Rapidly mounting public health concerns about the spread of Zika virus have physicians debating whether the 2016 Summer Olympics in Brazil should be canceled.

Rapidly mounting public health concerns about the spread of Zika virus have physicians debating whether the 2016 Summer Olympics in Rio de Janeiro, Brazil should be canceled.

(Photo below

“If we are looking at it just as a public health question, probably cancelling would be the best thing,” said Marcus Sandling, MD, an infectious disease fellow at the Drexel University College of Medicine in Philadelphia, PA. )

But in the real world, he added, that is not likely, since Brazil has spent a great deal of time and money getting ready for the event. “There’s been so much planning,” said Sandling.

At New York University Langone Medical Center, bioethicists have argued that it would be irresponsible not to move the games, but agree that will not be a popular decision.

Athletes have trained for years to be there, and as with any Olympic Games, this one could be an individual athlete’s best or only chance to compete and do well.

Also, Sandling said, "It's not like having the Olympics in West Africa at the height of the ebola epidemic."

The virus, transmitted by mosquitoes, has been reported in more than 28 countries.

Sandling noted that the initial illness is usually mild. But the big problem is the threat it apparently poses to pregnant women, and to women and their male partners who could contract the virus, not know it, and spread it to a fetus.

Sandling said his advice for potential parents would be to use condoms for at least six weeks after one partner has been to a country where Zika warning are in effect.

A larger problem is that as the virus migrates, it could become endemic anywhere that mosquitos live year-round, including Florida.

That would make it much harder to prevent transmission, since any woman who might become pregnant would be at risk all year.

That is already a problem in countries where the virus is endemic, particularly in many Latin American countries where birth control is hard to obtain, Sandling noted.

“The question of what to do about that is beyond my pay grade,” he said.

Vaccines are in the works, but will take years. Genetically altering mosquitoes so they can’t reproduce is also a possibility.

“That’s still theoretical,” he said.

Zika has been associated with a serious birth anomaly, microcephaly, in the newborns of women in Brazil, though a causal link has not been definitely established.

So far the International Olympics Committee (IOC) has taken a “watchful waiting” approach and athletes and team sponsors are focusing on mosquito control.

The World Health Organization has labelled the outbreaks a “public health emergency of international concern” but stopped short of telling the IOC to cancel or postpone the games.

At a news conference on Feb. 2 the Brazilian planners in charge of preparing for the Olympics said they are confident they can prevent widespread transmission of the virus.

Health warnings have intensified though as evidence mounts that the illness can be spread by sexual contact and that it can be harbored in blood and urine.

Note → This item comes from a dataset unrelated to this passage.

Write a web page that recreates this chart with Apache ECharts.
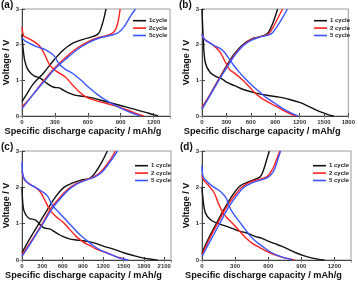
<!DOCTYPE html>
<html><head><meta charset="utf-8">
<script src="https://cdn.jsdelivr.net/npm/echarts@6/dist/echarts.min.js"></script>
<style>html,body{margin:0;padding:0;background:#fff}#c{width:358px;height:281px}</style>
</head><body><div id="c"></div>
<script>
// ---------- data: [capacity mAh/g, voltage V] ----------
const panelLabels = ['(a)', '(b)', '(c)', '(d)'];
const xMax = [1350, 1800, 2200, 1350];
const xInterval = 300;
const yTicks = [0, 1, 2, 3];
const legendNamesA = ['1cycle', '2cycle', '5cycle'];
const legendNames = ['1 cycle', '2 cycle', '5 cycle'];
const xTitle = 'Specific discharge capacity / mAh/g';
const yTitle = 'Voltage / V';

// panel (a)
const a1Dis = [[0,2.3],[8,1.95],[25,1.55],[50,1.32],[80,1.2],[115,1.12],[150,1.08],[185,1.02],[225,0.92],[270,0.83],[300,0.8],[340,0.79],[380,0.72],[430,0.64],[490,0.58],[560,0.55],[650,0.5],[770,0.4],[890,0.3],[1015,0.2],[1130,0.1],[1200,0.04],[1240,0.01]];
const a1Chg = [[0,0.4],[50,0.65],[103,0.9],[195,1.2],[286,1.55],[377,1.85],[468,2.05],[560,2.15],[650,2.23],[700,2.32],[730,2.55],[752,2.8],[766,3.0]];
const a2Dis = [[0,2.5],[15,2.25],[43,2.2],[103,2.1],[164,1.95],[210,1.7],[255,1.42],[316,1.25],[392,1.1],[453,0.9],[514,0.7],[575,0.55],[650,0.45],[772,0.35],[894,0.24],[1000,0.12],[1070,0.04],[1110,0.0]];
const a2Chg = [[0,0.25],[100,0.6],[200,1.0],[300,1.35],[400,1.65],[500,1.9],[600,2.08],[700,2.2],[800,2.28],[850,2.4],[880,2.7],[895,3.0]];
const a5Dis = [[0,2.2],[30,2.1],[130,1.95],[220,1.85],[290,1.7],[340,1.45],[400,1.3],[460,1.2],[540,1.0],[610,0.8],[690,0.6],[760,0.45],[850,0.3],[950,0.15],[1030,0.05],[1080,0.0]];
const a5Chg = [[0,0.2],[100,0.6],[210,1.0],[310,1.35],[420,1.65],[520,1.9],[620,2.08],[720,2.2],[820,2.27],[880,2.34],[930,2.5],[990,2.8],[1035,3.0]];

// panel (b)
const b1Dis = [[0,3.0],[15,2.2],[40,1.5],[100,1.22],[180,1.1],[240,1.05],[300,0.95],[400,0.85],[500,0.75],[650,0.65],[800,0.58],[950,0.53],[1050,0.48],[1200,0.38],[1330,0.25],[1450,0.12],[1550,0.04],[1620,0.0]];
const b1Chg = [[0,0.2],[100,0.6],[200,1.0],[300,1.4],[400,1.75],[500,2.0],[600,2.15],[700,2.22],[800,2.3],[870,2.6],[930,3.0]];
const b2Dis = [[0,2.3],[30,2.15],[130,2.0],[220,1.8],[290,1.5],[340,1.3],[400,1.2],[480,1.05],[570,0.85],[650,0.65],[730,0.5],[820,0.38],[930,0.25],[1030,0.12],[1120,0.03],[1160,0.0]];
const b2Chg = [[0,0.25],[100,0.6],[200,1.0],[310,1.4],[410,1.75],[510,2.0],[610,2.15],[710,2.22],[820,2.3],[900,2.6],[990,3.0]];
const b5Dis = [[0,2.3],[30,2.15],[130,2.0],[250,1.85],[320,1.65],[380,1.45],[450,1.25],[530,1.05],[620,0.85],[720,0.65],[800,0.5],[900,0.35],[1000,0.2],[1100,0.08],[1180,0.0]];
const b5Chg = [[0,0.2],[100,0.58],[200,0.98],[310,1.38],[410,1.72],[510,1.98],[610,2.13],[710,2.21],[850,2.3],[920,2.5],[990,2.75],[1050,3.0]];

// panel (c)
const c1Dis = [[0,2.0],[15,1.5],[40,1.3],[100,1.15],[200,1.1],[280,0.95],[330,0.88],[420,0.85],[460,0.8],[530,0.72],[600,0.65],[700,0.58],[800,0.55],[900,0.53],[1000,0.5],[1100,0.45],[1200,0.38],[1350,0.3],[1500,0.2],[1650,0.12],[1800,0.05],[1950,0.01],[2000,0.0]];
const c1Chg = [[0,0.2],[120,0.6],[250,1.0],[380,1.4],[500,1.75],[620,2.0],[750,2.12],[870,2.2],[1000,2.25],[1080,2.4],[1180,2.7],[1260,3.0]];
const c2Dis = [[0,2.45],[40,2.2],[150,2.05],[260,1.9],[350,1.6],[420,1.35],[500,1.2],[600,1.05],[700,0.85],[800,0.65],[900,0.5],[1000,0.4],[1100,0.3],[1250,0.2],[1380,0.1],[1500,0.03],[1550,0.0]];
const c2Chg = [[0,0.15],[130,0.5],[300,1.0],[420,1.4],[550,1.7],[680,1.95],[800,2.1],[930,2.2],[1050,2.28],[1150,2.4],[1280,2.7],[1380,3.0]];
const c5Dis = [[0,2.7],[20,2.3],[100,2.1],[200,2.0],[300,1.88],[380,1.75],[450,1.5],[550,1.3],[650,1.1],[750,0.9],[850,0.7],[950,0.55],[1050,0.4],[1150,0.28],[1270,0.18],[1400,0.08],[1500,0.02],[1570,0.0]];
const c5Chg = [[0,0.1],[140,0.5],[310,1.0],[440,1.4],[570,1.7],[700,1.95],[820,2.1],[950,2.2],[1070,2.28],[1170,2.4],[1300,2.7],[1410,3.0]];

// panel (d)
const d1Dis = [[0,2.0],[5,1.8],[30,1.3],[80,1.1],[150,1.0],[250,0.9],[330,0.8],[400,0.75],[480,0.65],[540,0.6],[600,0.52],[660,0.45],[720,0.38],[780,0.3],[850,0.2],[920,0.12],[1000,0.05],[1080,0.01],[1110,0.0]];
const d1Chg = [[0,0.2],[60,0.6],[130,1.0],[200,1.4],[280,1.8],[350,2.05],[420,2.15],[480,2.22],[530,2.3],[560,2.5],[590,2.8],[610,3.0]];
const d2Dis = [[0,2.35],[15,2.2],[60,2.05],[110,1.85],[150,1.55],[190,1.3],[230,1.15],[280,1.0],[340,0.8],[400,0.6],[460,0.45],[530,0.33],[600,0.22],[680,0.12],[760,0.05],[840,0.0]];
const d2Chg = [[0,0.15],[70,0.6],[140,1.0],[210,1.4],[290,1.75],[360,2.0],[440,2.15],[520,2.22],[590,2.3],[640,2.5],[680,2.8],[705,3.0]];
const d5Dis = [[0,2.6],[10,2.3],[50,2.15],[110,2.0],[170,1.88],[220,1.7],[250,1.45],[290,1.25],[340,1.05],[390,0.85],[440,0.65],[500,0.48],[560,0.35],[620,0.22],[690,0.12],[760,0.05],[820,0.0]];
const d5Chg = [[0,0.1],[70,0.5],[160,1.0],[230,1.4],[310,1.75],[380,2.0],[450,2.12],[530,2.2],[600,2.28],[650,2.45],[690,2.8],[712,3.0]];

const panels = [
  [[a1Dis, a1Chg], [a2Dis, a2Chg], [a5Dis, a5Chg]],
  [[b1Dis, b1Chg], [b2Dis, b2Chg], [b5Dis, b5Chg]],
  [[c1Dis, c1Chg], [c2Dis, c2Chg], [c5Dis, c5Chg]],
  [[d1Dis, d1Chg], [d2Dis, d2Chg], [d5Dis, d5Chg]]
];

// ---------- layout ----------
const colors = ['#111111', '#ff1f1f', '#3a55ff'];
const font = '"Liberation Sans", Arial, sans-serif';
const grids = [
  {left: 22, top: 9, width: 148, height: 107},
  {left: 202, top: 9, width: 147, height: 107},
  {left: 22, top: 151, width: 149, height: 110},
  {left: 202, top: 151, width: 149, height: 110}
];
const legendPos = [
  {left: 128, top: 12, names: legendNamesA},
  {left: 309, top: 12, names: legendNames},
  {left: 130, top: 157, names: legendNames},
  {left: 308, top: 157, names: legendNames}
];
const labelPos = [[1, 0], [179, 0], [1, 142], [180, 142]];

const option = {
  animation: false,
  grid: grids.map(g => Object.assign({show: true, borderColor: '#9a9a9a', borderWidth: 1, backgroundColor: '#fff'}, g)),
  xAxis: [], yAxis: [], series: [], legend: [], graphic: []
};

panels.forEach((panel, i) => {
  const names = legendPos[i].names;
  option.xAxis.push({
    type: 'value', gridIndex: i, min: 0, max: xMax[i], interval: xInterval,
    name: xTitle, nameLocation: 'middle', nameGap: 11,
    nameTextStyle: {fontFamily: font, fontWeight: 'bold', fontSize: 9.2, color: '#111', padding: [0, 26, 0, 0]},
    axisLine: {lineStyle: {color: '#444', width: 1}},
    axisTick: {inside: true, length: 3, lineStyle: {color: '#444'}},
    axisLabel: {fontFamily: font, fontWeight: 'bold', fontSize: 6, color: '#333', margin: 3,
      showMaxLabel: xMax[i] % xInterval === 0, formatter: v => String(v)},
    splitLine: {show: false}
  });
  option.yAxis.push({
    type: 'value', gridIndex: i, min: 0, max: 3, interval: 1,
    name: yTitle, nameLocation: 'middle', nameGap: 11,
    nameTextStyle: {fontFamily: font, fontWeight: 'bold', fontSize: 9, color: '#111'},
    axisLine: {lineStyle: {color: '#444', width: 1}},
    axisTick: {inside: true, length: 3, lineStyle: {color: '#444'}},
    axisLabel: {fontFamily: font, fontWeight: 'bold', fontSize: 6, color: '#333', margin: 3,
      formatter: v => yTicks.indexOf(v) >= 0 ? String(v) : ''},
    splitLine: {show: false}
  });
  panel.forEach((pair, k) => {
    pair.forEach(data => {
      option.series.push({
        type: 'line', name: names[k], xAxisIndex: i, yAxisIndex: i,
        data: data, showSymbol: false, symbol: 'none', smooth: 0.35,
        lineStyle: {color: colors[k], width: 1.4}, itemStyle: {color: colors[k]}
      });
    });
  });
  option.legend.push({
    left: legendPos[i].left, top: legendPos[i].top, orient: 'vertical',
    data: names, icon: 'rect', itemWidth: 13, itemHeight: 1.6, itemGap: 0,
    selectedMode: false,
    textStyle: {fontFamily: font, fontWeight: 'bold', fontSize: 6, color: '#222', lineHeight: 7.4, padding: [0, 0, 0, -2]}
  });
  option.graphic.push({
    type: 'text', left: labelPos[i][0], top: labelPos[i][1],
    style: {text: panelLabels[i], font: 'bold 10px ' + font, fill: '#111'}
  });
});
// top / right tick axes
panels.forEach((p, i) => {
  option.xAxis.push({type: 'value', gridIndex: i, position: 'top', min: 0, max: xMax[i], interval: xInterval,
    axisLine: {show: false}, axisTick: {inside: true, length: 2.5, lineStyle: {color: '#888'}},
    axisLabel: {show: false}, splitLine: {show: false}});
  option.yAxis.push({type: 'value', gridIndex: i, position: 'right', min: 0, max: 3, interval: 1,
    axisLine: {show: false}, axisTick: {inside: true, length: 2.5, lineStyle: {color: '#888'}},
    axisLabel: {show: false}, splitLine: {show: false}});
});

const chart = echarts.init(document.getElementById('c'), null, {renderer: 'canvas'});
chart.setOption(option);
</script>
</body></html>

One problem with efforts to control and track the virus is that most people, about 80%, have no symptoms and that even when they arise they are mild.

The US Centers for Disease Control and Prevention (CDC) on Feb. 4 updated its warnings on Zika to say that women who are pregnant should not have sexual contact with men who have been in Zika zone or that they use condoms if they do.

The agency continues to update its travel advisories, on Feb. 5 adding several more countries to a list of places where the virus had caused illness.

Health officials in Dallas, TX have documented a sexually transmitted case.